The Vat Savitri tradition, observed in several regions, links the banyan with the story of Savitri and Satyavan. Devotees remember steadfastness, prayer, and commitment through ritual action around the tree. Historically, the practice has regional forms, and interpretations differ. Some families emphasise marriage and longevity; others also see the banyan as a sign of patience and resilience.

Bilva, the leaf offered to Shiva

Bilva or Bel is strongly associated with Shiva worship. Its trifoliate leaf, often seen as three leaflets joined together, is offered in many Shiva temples. Devotees may connect it with Shiva’s three eyes, the three gunas, or the balancing of body, mind, and spirit. These are devotional interpretations, not laboratory claims, and they vary by teacher and tradition.

Bilva is important because it shows how a tree can enter worship through a simple material object: a leaf. A devotee does not need expensive offerings to express bhakti. A clean leaf, offered with care, becomes meaningful. That simplicity is one reason sacred trees remained close to ordinary people, not only to kings and scholars.

Amla, the tree of nourishment and auspiciousness

Amla, the Indian gooseberry, is known in everyday India as a food and as a plant used in traditional knowledge systems. In sacred-tree lists it often stands for nourishment, health, and auspicious growth. Some communities observe Amla Navami or Akshaya Navami, spending time near the tree and sharing food in a devotional setting.

It is important to avoid turning this into a cure claim. Bhaktilipi’s cultural lens is not “eat this and every problem disappears”. The better point is that Indian tradition often respected useful plants through festivals and stories.
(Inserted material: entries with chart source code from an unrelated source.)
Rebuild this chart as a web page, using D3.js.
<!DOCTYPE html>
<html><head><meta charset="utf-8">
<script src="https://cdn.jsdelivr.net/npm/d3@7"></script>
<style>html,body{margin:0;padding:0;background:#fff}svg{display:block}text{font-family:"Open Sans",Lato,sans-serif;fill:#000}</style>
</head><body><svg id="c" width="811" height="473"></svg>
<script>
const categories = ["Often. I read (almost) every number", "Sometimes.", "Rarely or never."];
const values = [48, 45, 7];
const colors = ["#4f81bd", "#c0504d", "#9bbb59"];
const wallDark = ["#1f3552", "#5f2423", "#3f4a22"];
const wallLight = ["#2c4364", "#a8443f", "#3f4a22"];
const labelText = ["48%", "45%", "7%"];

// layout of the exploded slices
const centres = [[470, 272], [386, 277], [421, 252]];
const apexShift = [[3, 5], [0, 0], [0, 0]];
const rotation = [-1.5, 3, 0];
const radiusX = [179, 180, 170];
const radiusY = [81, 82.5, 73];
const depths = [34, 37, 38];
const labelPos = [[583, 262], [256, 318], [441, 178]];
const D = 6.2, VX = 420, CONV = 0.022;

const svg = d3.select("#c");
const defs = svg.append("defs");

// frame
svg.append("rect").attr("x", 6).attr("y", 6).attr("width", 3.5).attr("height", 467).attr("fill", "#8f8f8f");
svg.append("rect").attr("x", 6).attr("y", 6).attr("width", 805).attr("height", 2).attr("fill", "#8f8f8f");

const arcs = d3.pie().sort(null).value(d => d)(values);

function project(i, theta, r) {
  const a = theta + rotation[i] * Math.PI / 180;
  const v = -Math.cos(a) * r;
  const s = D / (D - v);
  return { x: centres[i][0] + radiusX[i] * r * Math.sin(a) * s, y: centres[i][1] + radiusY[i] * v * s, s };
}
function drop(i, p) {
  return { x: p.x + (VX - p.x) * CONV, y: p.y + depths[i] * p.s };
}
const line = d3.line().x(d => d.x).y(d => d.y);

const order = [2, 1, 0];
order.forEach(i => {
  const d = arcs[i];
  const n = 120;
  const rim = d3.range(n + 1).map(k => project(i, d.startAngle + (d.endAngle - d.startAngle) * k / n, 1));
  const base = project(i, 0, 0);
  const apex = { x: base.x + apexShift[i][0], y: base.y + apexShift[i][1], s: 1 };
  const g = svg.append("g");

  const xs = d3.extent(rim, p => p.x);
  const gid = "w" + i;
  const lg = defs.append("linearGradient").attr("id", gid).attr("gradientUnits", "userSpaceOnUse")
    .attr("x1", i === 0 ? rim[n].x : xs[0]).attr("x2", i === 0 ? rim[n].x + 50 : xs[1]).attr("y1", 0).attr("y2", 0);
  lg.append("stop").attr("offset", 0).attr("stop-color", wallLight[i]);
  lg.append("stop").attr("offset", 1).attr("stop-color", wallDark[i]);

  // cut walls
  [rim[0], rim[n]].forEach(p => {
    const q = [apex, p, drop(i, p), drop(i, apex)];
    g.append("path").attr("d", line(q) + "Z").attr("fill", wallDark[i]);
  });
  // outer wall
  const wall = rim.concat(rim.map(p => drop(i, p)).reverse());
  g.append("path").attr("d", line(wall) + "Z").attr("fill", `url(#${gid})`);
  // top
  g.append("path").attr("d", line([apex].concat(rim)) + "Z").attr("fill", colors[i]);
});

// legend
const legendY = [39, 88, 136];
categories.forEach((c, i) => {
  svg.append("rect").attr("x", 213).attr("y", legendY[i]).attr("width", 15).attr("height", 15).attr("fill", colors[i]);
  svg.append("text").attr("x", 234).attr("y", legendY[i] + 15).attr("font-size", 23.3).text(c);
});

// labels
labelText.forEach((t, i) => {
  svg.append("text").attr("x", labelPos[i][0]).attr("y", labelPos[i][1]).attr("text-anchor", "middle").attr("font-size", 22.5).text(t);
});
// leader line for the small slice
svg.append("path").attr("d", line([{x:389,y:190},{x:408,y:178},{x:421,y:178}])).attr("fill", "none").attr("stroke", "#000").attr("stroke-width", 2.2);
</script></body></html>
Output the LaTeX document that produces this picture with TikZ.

When a plant feeds, shades, or supports a community, culture remembers it with gratitude.

Ashoka, the tree of joy and story

Ashoka is remembered in literature, temple art, and popular imagination. The name is often explained as “without sorrow”, which makes it easy to connect with joy, spring, and beauty. In the Ramayana tradition, Sita is remembered in Ashoka-vatika in Lanka, where the tree becomes part of a story of patience, dignity, and hope under pressure.

There is also a practical caution here. In modern nurseries and gardens, the word “Ashoka” is sometimes used loosely for different ornamental trees. The cultural Ashoka of classical references and the common “false ashoka” seen in many cities are not always the same botanical plant. A beginner should learn the cultural story first, then check the plant identity carefully if planting or studying botany.

Why these five still matter

Taken together, these five trees show five different kinds of sacredness. Peepal carries the feeling of presence and awakening. Banyan carries shelter and continuity. Bilva carries offering and Shiva devotion. Amla carries nourishment and auspicious growth. Ashoka carries beauty, memory, and the movement from sorrow toward hope.

This does not mean Neem, Tulsi, Shami, Banana, Kadamba, Palasha, or Sandalwood are less important. They simply belong to other lists and contexts. Neem is closely tied to protection and village life. Tulsi is central in many homes and Vaishnava devotion. Shami is remembered around Dussehra in some regions. Indian sacred-tree culture is a forest, not a single checklist.

A respectful way to remember the answer

If someone asks you, “What are the five holy trees in India?”, the safest answer is: “A common beginner list includes Peepal, Banyan, Bilva, Amla, and Ashoka, but Indian traditions vary by region and community.” That sentence is simple, accurate, and respectful. It gives the learner a starting point without erasing local practice.

The deeper lesson is not that five trees are magically superior to all others. The deeper lesson is that Indian culture often trained people to see nature as relation, not just resource. A tree could be worshipped, protected, named in story, planted near a temple, and remembered by a family for generations. When we keep that attitude alive today, the old list becomes more than trivia. It becomes a quiet reminder to care for the living world that has cared for us.